Cartier-Bresson is well known for having coined the phrase, "the decisive moment," to signify that what may be especially telling in the photograph has somehow been anticipated and yet when the moment arrives there can be no hesitation or question. The finger moves. It is a remarkable moment in which a person and the event and the moment merge into one. It is not, in other words, a question of setting a camera on a tripod and clicking pictures automatically, hoping to catch something. It is a sort of dance, evidenced by the fact that Cartier-Bresson literally would take a hop or appear to be doing a dance step as he raised the Leica to his eye and fired.

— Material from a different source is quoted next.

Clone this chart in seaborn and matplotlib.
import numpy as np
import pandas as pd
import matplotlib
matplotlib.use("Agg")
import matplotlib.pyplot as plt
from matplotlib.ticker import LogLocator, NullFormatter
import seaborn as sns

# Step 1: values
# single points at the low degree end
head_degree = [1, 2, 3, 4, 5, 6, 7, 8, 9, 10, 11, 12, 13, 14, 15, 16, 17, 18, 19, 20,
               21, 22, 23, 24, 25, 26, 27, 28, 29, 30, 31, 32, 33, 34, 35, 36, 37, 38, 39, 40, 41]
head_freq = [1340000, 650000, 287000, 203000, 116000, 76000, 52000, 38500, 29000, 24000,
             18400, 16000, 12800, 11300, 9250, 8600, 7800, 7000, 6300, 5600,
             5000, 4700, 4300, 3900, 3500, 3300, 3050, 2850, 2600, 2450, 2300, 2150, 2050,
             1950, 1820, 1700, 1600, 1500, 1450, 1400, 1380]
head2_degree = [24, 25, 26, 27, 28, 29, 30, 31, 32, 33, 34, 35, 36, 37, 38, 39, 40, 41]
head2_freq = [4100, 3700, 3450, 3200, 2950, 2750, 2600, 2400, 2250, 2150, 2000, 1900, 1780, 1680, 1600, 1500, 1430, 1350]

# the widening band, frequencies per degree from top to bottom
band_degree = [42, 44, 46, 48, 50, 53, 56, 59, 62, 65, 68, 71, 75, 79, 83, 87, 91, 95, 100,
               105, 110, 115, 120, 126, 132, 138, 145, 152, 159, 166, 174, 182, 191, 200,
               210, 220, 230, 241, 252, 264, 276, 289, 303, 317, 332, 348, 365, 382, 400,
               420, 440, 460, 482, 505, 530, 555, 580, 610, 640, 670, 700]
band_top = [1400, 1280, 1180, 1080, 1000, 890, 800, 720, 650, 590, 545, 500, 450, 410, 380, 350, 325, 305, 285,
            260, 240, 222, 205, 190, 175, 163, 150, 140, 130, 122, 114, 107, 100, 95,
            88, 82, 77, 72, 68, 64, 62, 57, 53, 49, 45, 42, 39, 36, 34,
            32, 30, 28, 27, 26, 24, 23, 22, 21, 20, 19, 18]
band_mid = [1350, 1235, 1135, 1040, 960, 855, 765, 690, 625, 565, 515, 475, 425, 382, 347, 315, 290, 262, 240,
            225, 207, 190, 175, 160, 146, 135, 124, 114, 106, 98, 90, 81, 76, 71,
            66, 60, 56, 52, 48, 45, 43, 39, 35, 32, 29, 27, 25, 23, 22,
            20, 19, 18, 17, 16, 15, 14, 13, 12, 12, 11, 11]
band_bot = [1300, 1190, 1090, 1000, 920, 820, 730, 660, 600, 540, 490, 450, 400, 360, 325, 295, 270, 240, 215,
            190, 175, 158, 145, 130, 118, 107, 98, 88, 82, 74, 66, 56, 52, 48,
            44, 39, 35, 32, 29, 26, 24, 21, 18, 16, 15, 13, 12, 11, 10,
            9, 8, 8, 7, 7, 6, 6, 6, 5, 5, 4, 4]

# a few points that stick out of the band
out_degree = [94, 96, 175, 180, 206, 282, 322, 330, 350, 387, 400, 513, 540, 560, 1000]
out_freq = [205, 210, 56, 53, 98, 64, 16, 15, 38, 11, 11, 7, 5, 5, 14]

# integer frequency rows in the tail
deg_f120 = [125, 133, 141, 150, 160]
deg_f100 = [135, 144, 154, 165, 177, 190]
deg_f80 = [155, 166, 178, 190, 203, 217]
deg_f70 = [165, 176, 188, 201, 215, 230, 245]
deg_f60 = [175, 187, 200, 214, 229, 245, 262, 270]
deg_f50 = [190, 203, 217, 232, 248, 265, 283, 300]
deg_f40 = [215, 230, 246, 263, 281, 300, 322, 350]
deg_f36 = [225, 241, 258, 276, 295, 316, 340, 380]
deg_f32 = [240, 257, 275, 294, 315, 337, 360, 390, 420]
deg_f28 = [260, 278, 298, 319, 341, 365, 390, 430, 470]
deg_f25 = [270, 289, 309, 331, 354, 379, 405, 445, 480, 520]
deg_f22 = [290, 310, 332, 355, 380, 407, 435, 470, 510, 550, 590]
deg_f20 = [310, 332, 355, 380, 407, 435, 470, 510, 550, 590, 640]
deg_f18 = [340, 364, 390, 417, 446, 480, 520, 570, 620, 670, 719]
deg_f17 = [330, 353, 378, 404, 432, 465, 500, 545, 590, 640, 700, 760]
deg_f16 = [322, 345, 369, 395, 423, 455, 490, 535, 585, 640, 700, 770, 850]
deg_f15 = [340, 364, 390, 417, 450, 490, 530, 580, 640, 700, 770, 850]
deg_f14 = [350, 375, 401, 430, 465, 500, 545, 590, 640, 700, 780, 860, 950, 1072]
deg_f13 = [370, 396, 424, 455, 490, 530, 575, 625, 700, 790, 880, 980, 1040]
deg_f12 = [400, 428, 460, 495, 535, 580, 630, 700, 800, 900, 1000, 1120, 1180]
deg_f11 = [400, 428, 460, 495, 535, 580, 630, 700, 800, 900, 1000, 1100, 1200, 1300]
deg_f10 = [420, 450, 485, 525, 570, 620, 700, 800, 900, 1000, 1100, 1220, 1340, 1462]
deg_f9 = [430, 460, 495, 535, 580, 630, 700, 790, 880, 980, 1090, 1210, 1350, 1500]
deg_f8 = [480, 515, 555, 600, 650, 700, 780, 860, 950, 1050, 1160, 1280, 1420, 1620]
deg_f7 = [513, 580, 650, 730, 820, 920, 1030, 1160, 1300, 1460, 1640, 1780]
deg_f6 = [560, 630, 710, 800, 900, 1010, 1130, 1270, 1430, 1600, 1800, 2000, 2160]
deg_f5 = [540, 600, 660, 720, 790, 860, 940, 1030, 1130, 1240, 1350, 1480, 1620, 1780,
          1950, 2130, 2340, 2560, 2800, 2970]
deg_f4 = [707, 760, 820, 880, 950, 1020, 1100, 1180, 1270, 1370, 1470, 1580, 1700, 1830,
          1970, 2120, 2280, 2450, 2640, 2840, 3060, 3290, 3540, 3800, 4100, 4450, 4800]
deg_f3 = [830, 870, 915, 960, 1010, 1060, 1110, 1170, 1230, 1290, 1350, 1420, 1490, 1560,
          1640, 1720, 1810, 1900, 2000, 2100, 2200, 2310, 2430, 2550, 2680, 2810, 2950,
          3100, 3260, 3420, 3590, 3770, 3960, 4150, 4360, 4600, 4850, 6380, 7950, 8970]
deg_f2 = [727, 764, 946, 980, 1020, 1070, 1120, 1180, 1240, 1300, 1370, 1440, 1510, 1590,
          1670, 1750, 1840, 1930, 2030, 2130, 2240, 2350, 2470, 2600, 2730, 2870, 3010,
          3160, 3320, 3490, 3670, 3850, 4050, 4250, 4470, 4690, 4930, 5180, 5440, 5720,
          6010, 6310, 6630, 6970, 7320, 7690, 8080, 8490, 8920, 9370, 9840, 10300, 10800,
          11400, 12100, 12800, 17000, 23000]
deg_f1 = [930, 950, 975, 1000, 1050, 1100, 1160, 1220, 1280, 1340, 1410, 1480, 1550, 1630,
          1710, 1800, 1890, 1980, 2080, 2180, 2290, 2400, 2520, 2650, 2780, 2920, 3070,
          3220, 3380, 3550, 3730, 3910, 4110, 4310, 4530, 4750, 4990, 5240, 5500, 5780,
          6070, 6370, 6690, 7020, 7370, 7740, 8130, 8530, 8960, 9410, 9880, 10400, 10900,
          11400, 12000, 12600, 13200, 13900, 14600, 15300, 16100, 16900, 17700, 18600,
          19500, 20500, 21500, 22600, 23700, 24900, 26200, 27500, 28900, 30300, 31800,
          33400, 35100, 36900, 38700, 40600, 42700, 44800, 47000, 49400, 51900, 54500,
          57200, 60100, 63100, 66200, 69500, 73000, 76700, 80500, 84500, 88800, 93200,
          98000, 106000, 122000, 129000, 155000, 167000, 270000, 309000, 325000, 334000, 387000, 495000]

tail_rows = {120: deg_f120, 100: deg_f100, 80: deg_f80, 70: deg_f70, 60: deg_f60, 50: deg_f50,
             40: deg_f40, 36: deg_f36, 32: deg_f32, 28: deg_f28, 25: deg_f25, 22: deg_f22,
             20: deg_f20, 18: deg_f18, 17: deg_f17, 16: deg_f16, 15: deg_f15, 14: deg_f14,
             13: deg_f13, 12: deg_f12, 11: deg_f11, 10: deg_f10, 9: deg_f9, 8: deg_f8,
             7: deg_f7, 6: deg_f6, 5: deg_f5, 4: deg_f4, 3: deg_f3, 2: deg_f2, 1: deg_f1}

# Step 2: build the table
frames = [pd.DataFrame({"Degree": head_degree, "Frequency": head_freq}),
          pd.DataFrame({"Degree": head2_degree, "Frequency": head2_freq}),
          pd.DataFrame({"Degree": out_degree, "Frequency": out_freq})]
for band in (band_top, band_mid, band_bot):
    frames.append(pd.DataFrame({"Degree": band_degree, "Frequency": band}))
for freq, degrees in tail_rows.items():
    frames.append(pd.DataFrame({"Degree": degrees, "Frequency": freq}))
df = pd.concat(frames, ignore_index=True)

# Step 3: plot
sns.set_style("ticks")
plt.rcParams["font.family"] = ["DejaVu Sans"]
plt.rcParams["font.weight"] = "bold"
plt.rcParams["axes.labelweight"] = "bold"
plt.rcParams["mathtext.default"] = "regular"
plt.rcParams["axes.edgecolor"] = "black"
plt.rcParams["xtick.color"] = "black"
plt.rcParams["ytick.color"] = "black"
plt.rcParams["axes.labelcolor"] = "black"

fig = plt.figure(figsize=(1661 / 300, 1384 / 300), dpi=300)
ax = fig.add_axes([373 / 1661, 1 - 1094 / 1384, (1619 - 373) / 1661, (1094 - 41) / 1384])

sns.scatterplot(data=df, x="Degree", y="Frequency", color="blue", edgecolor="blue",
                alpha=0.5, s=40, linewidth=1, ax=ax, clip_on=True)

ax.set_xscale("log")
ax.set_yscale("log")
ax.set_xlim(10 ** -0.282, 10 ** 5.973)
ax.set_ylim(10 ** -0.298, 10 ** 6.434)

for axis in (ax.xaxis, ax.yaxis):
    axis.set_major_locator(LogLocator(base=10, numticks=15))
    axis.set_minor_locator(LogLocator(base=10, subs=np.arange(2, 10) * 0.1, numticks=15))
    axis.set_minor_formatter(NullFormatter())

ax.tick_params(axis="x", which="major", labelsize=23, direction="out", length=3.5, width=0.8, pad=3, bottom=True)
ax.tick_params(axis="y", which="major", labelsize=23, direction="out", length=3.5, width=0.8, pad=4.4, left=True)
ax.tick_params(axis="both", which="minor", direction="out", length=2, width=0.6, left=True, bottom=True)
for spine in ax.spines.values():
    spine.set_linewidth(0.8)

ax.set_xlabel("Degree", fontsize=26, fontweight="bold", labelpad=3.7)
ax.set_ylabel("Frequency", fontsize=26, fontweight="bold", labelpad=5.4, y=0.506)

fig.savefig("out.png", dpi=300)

----An excerpt from the article "Zen Photography" by Brian Robertson, Editor, with a link to the website----

Maybe someone here will find this interesting...

brachyrhynchos
02-11-2001, 03:59 PM
I find street photography mesmerizing, but for some reason I never thought of going on the net to look for it. Thanks for the link! An interesting site as is Robertson's color site, but what was with that solarization on the mouse-over?

elelle
02-11-2001, 08:19 PM
Thanks much for those links Peta.

Cartier-Bresson, Gary Winogrand, Gordon Parks and William Eggleston are some of my primary inspirations as a photographer. As a practioner of this art, I can add that the "dance" has two distinct parts. The best part is hanging out, becoming involved with one's milieu, and framing to the best of one's ability what can be taken in.

I used to just stay put in a certain spot that "felt right" in Memphis, New Orleans, or some forlorn piece of the MSPI Delta, and wait. Usually, it was wait, hang out, talk to folks, but the place was always right. Something would happen, and a fine picture would result. I don't know how to explain this rationally, but even in portaiture, which I have a decent reputation for, I always found the place to set the person in.

Street Portraits always put me in a gone yond space. Time stops in it's normal everyday sense. You leave all your "gotta do this" perception and pay attention to the moment. It usually takes me several hours to snap out of that and into the normal way of being.

The second part of the dance is to technically execute the print, which is as least as painstaking as the first part. I still get whupped up when I see a negative come out of the tank that is half as much as I'd hoped for. And then to print it well on paper is another process. I suppose that everything I've learned is antiquated by digital processes, but I still love the old alchemy. And I always have to see it pesonally through from shuttercock to final print to make it worthwhile. That's what makes that particular passing moment shine.

Thanks for making me remember that, Peta!